**Short task:**
Retype the stretch of lines that starts at the line containing "Recreate this image" and ends at the line containing "1 Riksdagskandidaternas svar", inclusive. Do not include pictures.

[BEGIN Records to process]

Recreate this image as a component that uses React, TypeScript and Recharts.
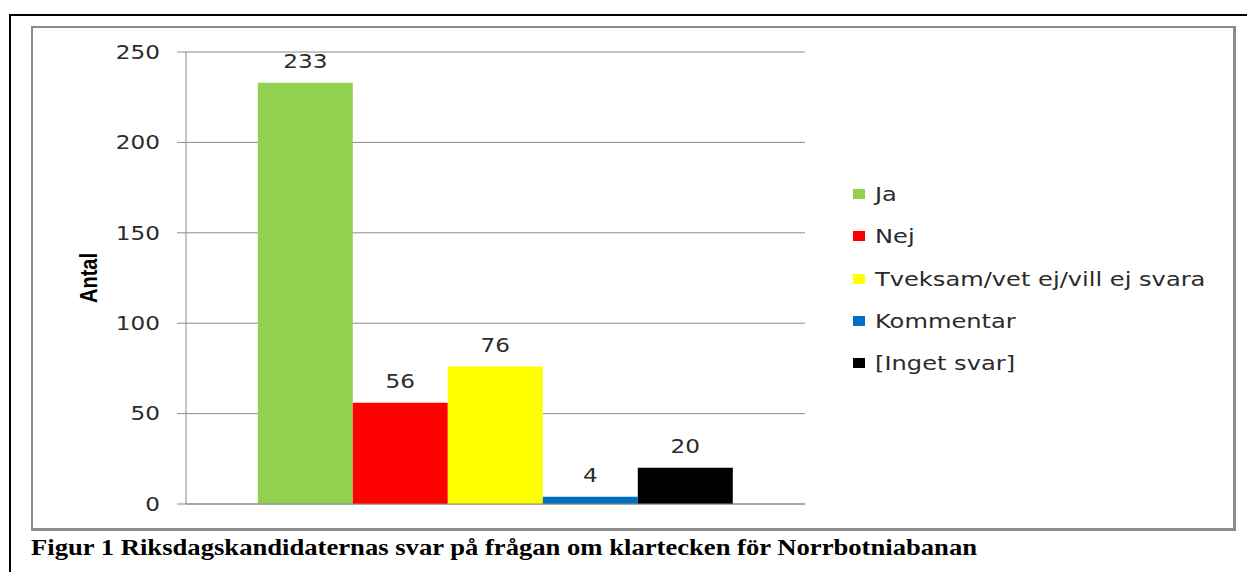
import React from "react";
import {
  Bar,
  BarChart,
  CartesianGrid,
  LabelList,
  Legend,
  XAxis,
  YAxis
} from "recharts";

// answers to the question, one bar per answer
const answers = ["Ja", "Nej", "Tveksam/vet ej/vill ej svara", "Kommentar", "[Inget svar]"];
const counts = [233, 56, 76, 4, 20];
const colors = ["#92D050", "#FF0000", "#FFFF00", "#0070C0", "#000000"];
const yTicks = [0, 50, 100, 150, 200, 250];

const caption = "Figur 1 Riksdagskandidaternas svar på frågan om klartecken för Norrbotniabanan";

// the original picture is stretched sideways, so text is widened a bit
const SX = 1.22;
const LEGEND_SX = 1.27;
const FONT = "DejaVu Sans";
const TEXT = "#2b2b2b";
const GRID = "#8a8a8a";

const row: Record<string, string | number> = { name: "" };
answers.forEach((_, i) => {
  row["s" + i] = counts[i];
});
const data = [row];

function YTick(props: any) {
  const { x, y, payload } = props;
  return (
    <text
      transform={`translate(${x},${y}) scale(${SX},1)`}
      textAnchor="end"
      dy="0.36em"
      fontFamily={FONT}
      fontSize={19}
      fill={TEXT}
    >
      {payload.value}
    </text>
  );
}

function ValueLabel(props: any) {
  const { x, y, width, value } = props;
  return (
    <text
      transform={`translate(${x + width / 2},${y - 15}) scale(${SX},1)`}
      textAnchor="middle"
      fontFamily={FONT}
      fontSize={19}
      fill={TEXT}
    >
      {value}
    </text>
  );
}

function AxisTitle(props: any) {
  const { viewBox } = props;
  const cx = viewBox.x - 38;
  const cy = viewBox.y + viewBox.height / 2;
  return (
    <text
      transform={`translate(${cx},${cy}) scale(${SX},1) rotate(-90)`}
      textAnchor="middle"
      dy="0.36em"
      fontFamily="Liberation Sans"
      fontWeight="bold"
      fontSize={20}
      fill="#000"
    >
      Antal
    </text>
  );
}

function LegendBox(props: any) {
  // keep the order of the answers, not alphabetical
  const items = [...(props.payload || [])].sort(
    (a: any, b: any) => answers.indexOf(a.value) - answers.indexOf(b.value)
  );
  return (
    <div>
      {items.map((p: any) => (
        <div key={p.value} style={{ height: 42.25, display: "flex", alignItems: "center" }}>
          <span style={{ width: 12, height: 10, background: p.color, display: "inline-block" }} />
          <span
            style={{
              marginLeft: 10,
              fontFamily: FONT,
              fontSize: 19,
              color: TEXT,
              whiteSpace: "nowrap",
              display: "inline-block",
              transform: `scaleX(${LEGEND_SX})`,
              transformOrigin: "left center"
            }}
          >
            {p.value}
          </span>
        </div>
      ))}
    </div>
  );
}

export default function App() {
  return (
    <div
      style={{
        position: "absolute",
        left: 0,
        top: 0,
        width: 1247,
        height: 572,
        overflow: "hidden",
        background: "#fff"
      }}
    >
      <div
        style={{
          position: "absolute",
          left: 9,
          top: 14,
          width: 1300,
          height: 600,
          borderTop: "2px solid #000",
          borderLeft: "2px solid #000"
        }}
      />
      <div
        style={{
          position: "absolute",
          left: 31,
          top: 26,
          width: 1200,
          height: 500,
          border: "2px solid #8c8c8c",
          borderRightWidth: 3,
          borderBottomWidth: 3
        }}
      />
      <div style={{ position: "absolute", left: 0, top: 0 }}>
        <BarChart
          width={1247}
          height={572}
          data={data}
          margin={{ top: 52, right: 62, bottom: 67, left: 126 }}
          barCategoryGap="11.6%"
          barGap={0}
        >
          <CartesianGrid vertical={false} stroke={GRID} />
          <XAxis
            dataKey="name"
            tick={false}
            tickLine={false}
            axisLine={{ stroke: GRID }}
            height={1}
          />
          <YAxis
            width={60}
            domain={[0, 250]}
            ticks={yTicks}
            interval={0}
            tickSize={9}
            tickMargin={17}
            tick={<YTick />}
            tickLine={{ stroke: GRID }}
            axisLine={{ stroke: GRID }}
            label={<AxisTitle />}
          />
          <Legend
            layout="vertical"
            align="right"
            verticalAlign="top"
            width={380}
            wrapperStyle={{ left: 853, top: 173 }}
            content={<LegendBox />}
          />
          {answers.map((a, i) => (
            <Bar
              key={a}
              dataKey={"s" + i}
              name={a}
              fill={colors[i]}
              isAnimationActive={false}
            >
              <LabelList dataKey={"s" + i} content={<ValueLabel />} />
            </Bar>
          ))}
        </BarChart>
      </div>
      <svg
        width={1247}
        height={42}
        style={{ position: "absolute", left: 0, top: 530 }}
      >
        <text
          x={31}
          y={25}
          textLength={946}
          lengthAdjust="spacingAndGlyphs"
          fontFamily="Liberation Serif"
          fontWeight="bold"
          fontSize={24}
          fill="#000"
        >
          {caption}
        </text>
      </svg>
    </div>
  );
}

[END Records to process]
[BEGIN Records to process]

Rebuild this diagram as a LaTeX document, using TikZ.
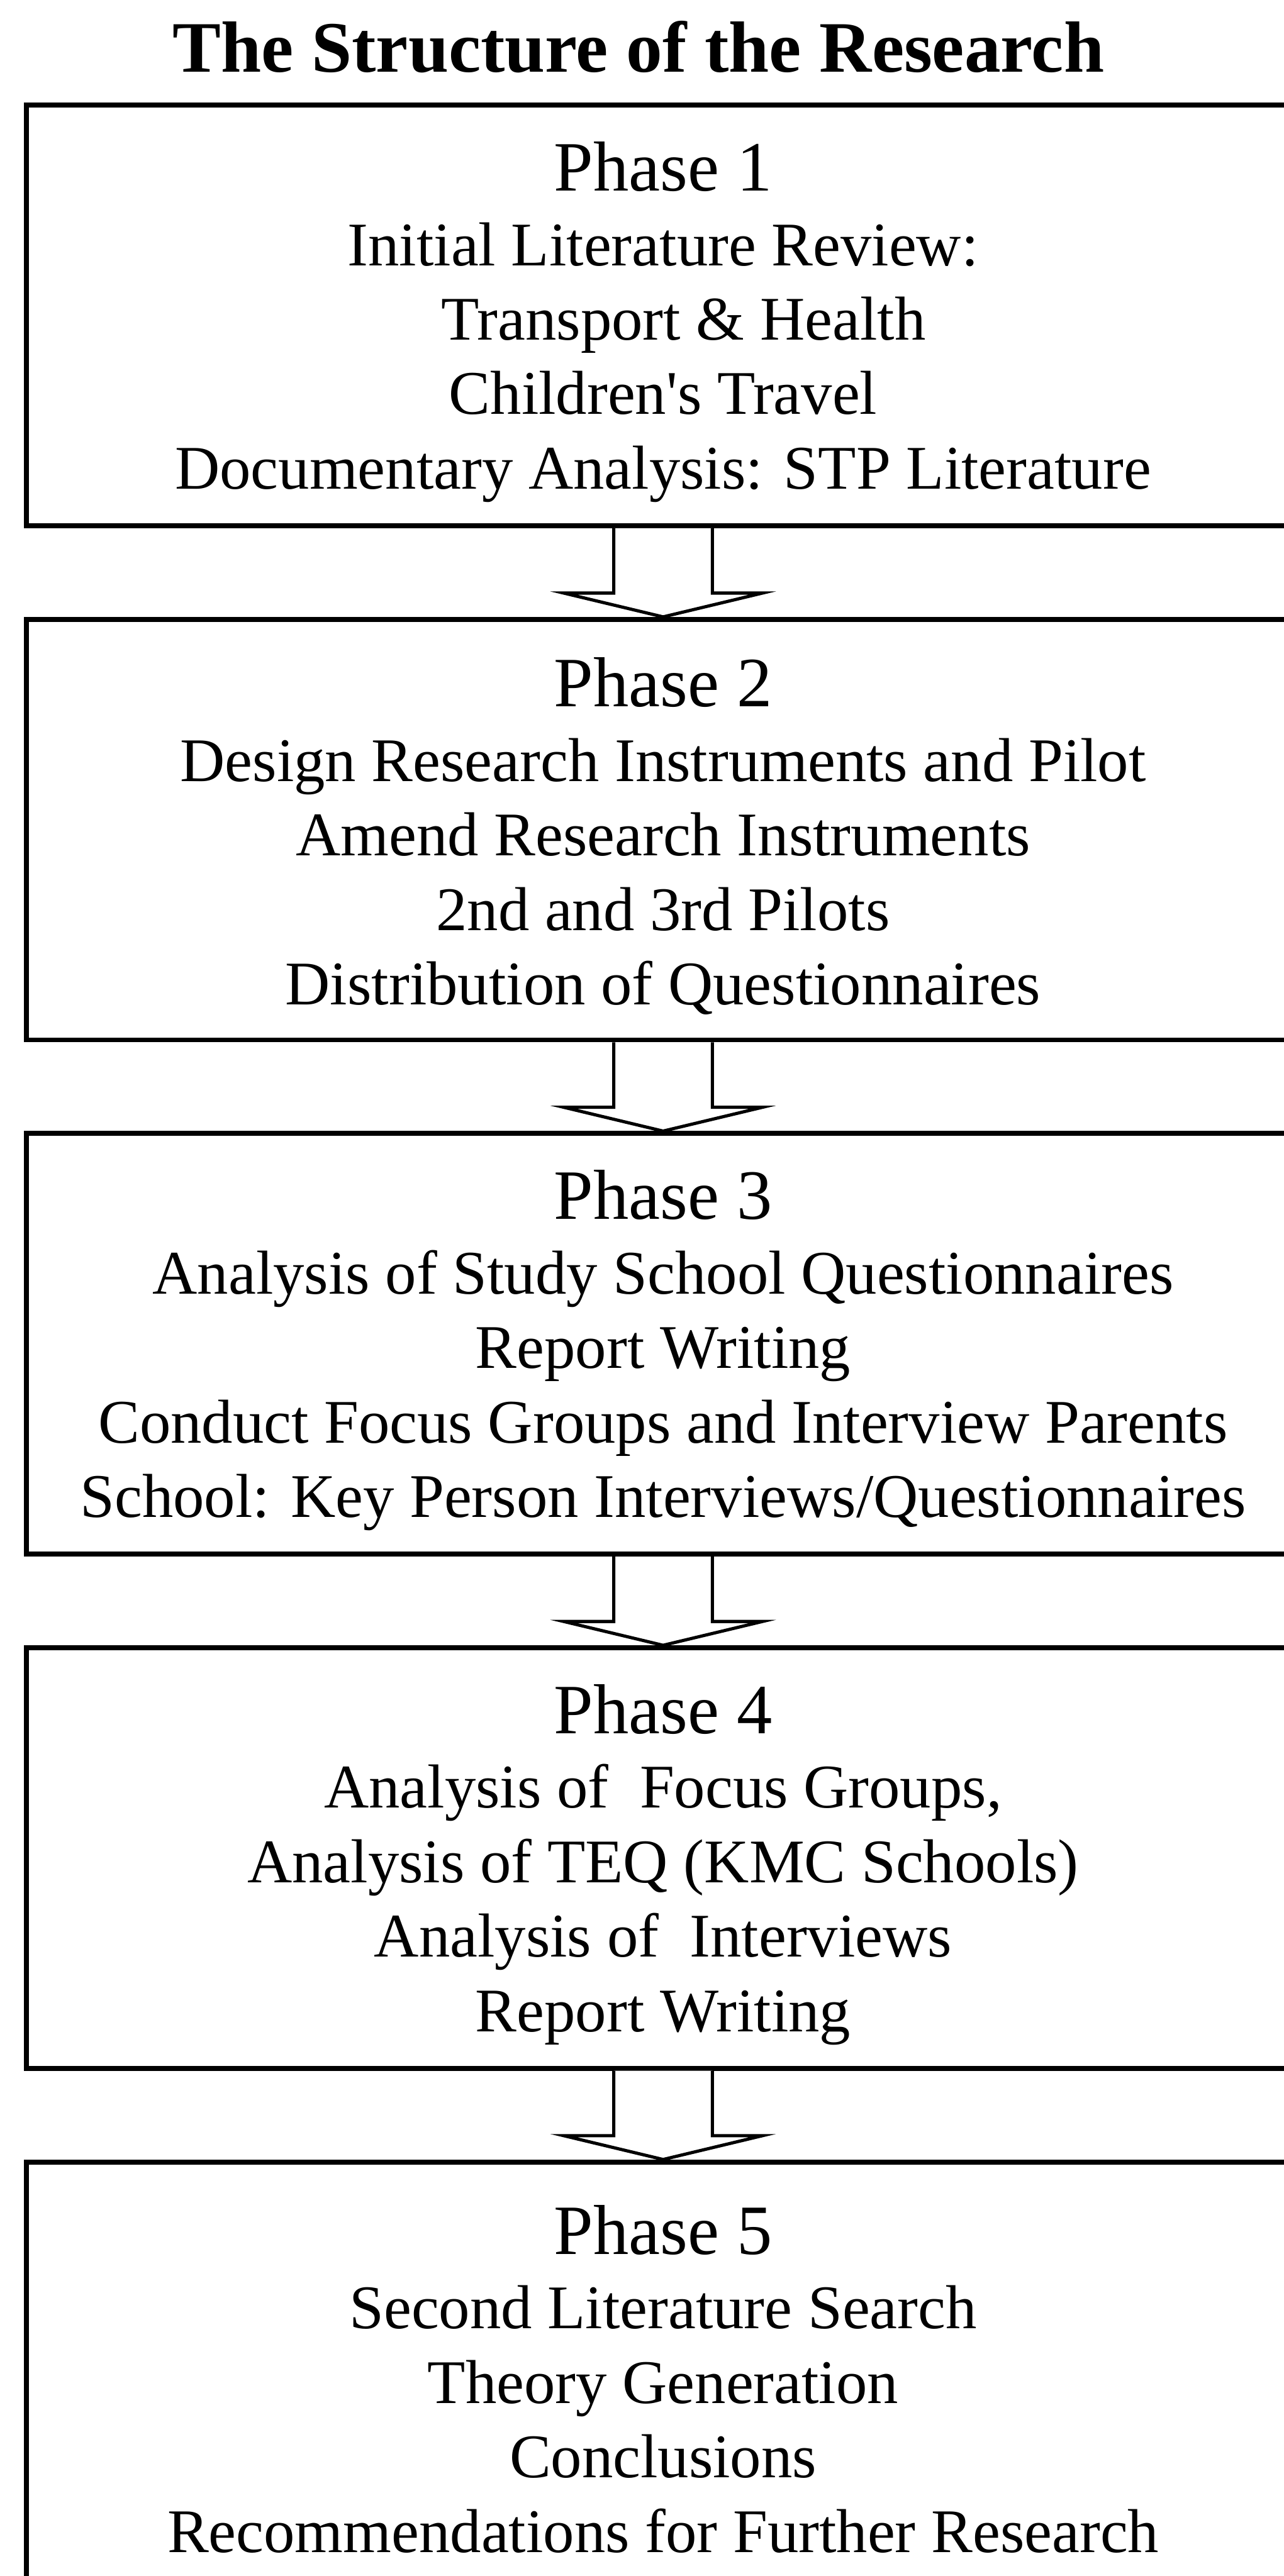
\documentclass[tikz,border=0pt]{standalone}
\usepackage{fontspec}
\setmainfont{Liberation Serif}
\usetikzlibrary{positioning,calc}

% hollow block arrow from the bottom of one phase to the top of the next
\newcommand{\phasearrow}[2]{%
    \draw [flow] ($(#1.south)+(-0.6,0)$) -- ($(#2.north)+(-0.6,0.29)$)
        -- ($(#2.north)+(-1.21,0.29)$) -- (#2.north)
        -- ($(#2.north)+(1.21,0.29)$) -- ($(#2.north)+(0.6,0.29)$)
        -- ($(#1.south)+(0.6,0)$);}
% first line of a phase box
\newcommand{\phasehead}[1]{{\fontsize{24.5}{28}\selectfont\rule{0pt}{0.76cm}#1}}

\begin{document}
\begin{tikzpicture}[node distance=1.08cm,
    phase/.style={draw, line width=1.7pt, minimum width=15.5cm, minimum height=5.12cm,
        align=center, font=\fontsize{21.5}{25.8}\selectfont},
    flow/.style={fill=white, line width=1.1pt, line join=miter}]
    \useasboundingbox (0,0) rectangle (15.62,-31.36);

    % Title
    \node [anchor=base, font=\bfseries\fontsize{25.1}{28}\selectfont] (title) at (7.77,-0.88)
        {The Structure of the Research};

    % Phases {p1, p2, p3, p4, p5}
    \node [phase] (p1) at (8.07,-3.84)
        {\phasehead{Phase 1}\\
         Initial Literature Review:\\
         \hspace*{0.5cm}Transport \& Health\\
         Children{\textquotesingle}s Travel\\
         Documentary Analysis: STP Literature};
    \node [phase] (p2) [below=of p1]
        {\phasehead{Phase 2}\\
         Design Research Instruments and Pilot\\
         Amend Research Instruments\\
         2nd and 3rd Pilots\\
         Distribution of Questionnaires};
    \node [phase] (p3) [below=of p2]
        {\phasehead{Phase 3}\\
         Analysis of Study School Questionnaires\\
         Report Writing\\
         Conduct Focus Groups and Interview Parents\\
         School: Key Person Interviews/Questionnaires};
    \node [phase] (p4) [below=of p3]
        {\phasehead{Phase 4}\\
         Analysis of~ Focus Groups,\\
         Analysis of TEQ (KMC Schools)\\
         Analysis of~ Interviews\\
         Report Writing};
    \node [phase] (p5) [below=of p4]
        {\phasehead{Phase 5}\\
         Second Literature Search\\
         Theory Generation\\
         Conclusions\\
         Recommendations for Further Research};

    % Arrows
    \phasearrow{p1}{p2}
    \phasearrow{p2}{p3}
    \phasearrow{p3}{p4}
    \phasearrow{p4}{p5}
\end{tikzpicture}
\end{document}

[END Records to process]

**Problem solution:**
Recreate this image as a component that uses React, TypeScript and Recharts.
import React from "react";
import {
  Bar,
  BarChart,
  CartesianGrid,
  LabelList,
  Legend,
  XAxis,
  YAxis
} from "recharts";

// answers to the question, one bar per answer
const answers = ["Ja", "Nej", "Tveksam/vet ej/vill ej svara", "Kommentar", "[Inget svar]"];
const counts = [233, 56, 76, 4, 20];
const colors = ["#92D050", "#FF0000", "#FFFF00", "#0070C0", "#000000"];
const yTicks = [0, 50, 100, 150, 200, 250];

const caption = "Figur 1 Riksdagskandidaternas svar på frågan om klartecken för Norrbotniabanan";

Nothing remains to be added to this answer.